Hawaii’s 5-O Winners Published in AIGA’s ‘Book of Valor’
The Book of Valor opens with a manifesto from American Institute of Graphic Arts-Honolulu President Angelica Rabang: “As designers, we are a citizen army, tasked with an honorable pursuit and formidable challenge.”
It’s the never-ending battle against “clutter and empty decoration, bad typography, and wordy web copy.” In short, good design.
The Book of Valor, which commemorates the statewide biannual design competition, Hawaii’s 5-O, features the top 50 designs to come out Hawaii over the past two years.
As branding takes its ever-strengthening grip on our lives, this year’s contest, titled “Designers Unite”, took a militaristic approach to navigating through the murky waters of amateurs.
“The theme is about calling our professional design community to unite and rally. To set ourselves apart from dabblers and show Hawaii business that design is important and that there are talented professionals right here in Hawaii,” says Malia Wisch, a Hawaii’s 5-O committee member and senior designer for the brand design agency Wall-to-Wall Studios, Inc., of the World War Two-style propaganda flavor.
“Our field is changing rapidly. What used to be a predominantly print-based profession, the web and other digital media are taking over. It’s gaining greater respect than ever before and is under attack more than ever before. [...] This is both good and bad for our industry. On one hand, more people are pursuing design as a career. On the other, people with no training (or understanding of process or how design is communication) are doing work—paid or crowd-sourced—that weakens and discredits the profession,” she says.
Here are the top five designs as chosen by Joseph Duffy, design director at Duffy and Partners, Josh Kenyon, founder of Jolby & Friends, and urbanism editor Alissa Walker, the judges in this year’s competition. Each photo is provided courtesy of the winning studios.
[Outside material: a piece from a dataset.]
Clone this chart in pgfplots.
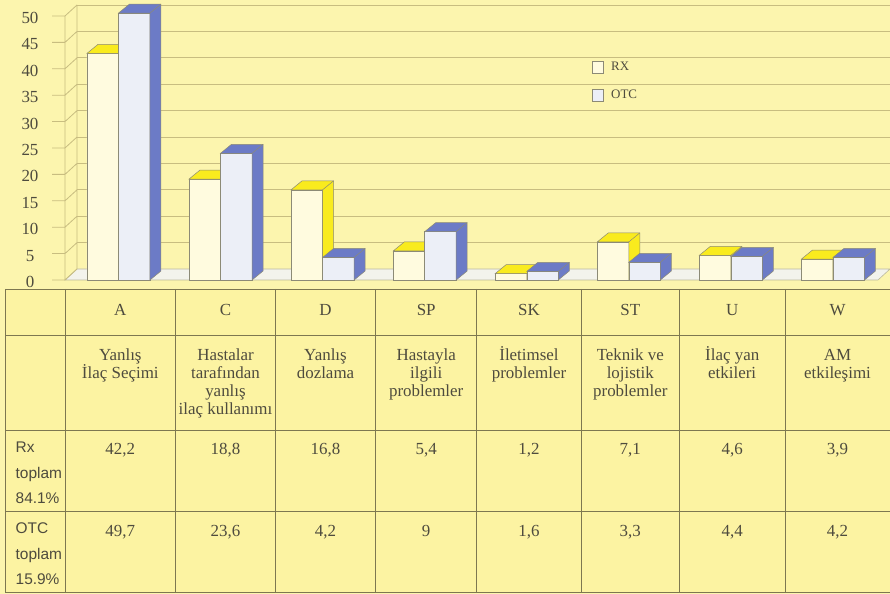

Judge Alissa Walker wrote that she’s just happy Abstract, a Honolulu arts and culture quarterly, exists. “It is an awesome effort to produce this cultural magazine. Each issue is experimental and exploratory but they still feel related.”
Walker says of design firm Wall-to-Wall Studios’s branding for Christopher Sy’s Breadshop: “It’s the simple elements; the tape and stamped tissue paper. It’s such a simple and affordable way to make beautiful packaging out of almost nothing.”
“The use of color here is just so brilliantly executed,” writes Joseph Duffy about designer Jared Stone’s work for the Honolulu Museum of Art’s exhibition, Masterpieces of Landscape Painting from the Forbidden City. “I think the entire space is so interesting yet so understated.”
Wall-to-Wall Studios’s treatment for the Omidyar Group’s Fellows program caused Alissa Walker to say, “We all gravitated to it. [...] Really, incredibly strong logo identity.”
The execution in Wall-to-Wall Studios’s 2012 holiday gift is “really well-done,” writes judge Josh Kenyon. “The online greeting generator ties in with the cards nicely and makes it a complete campaign.”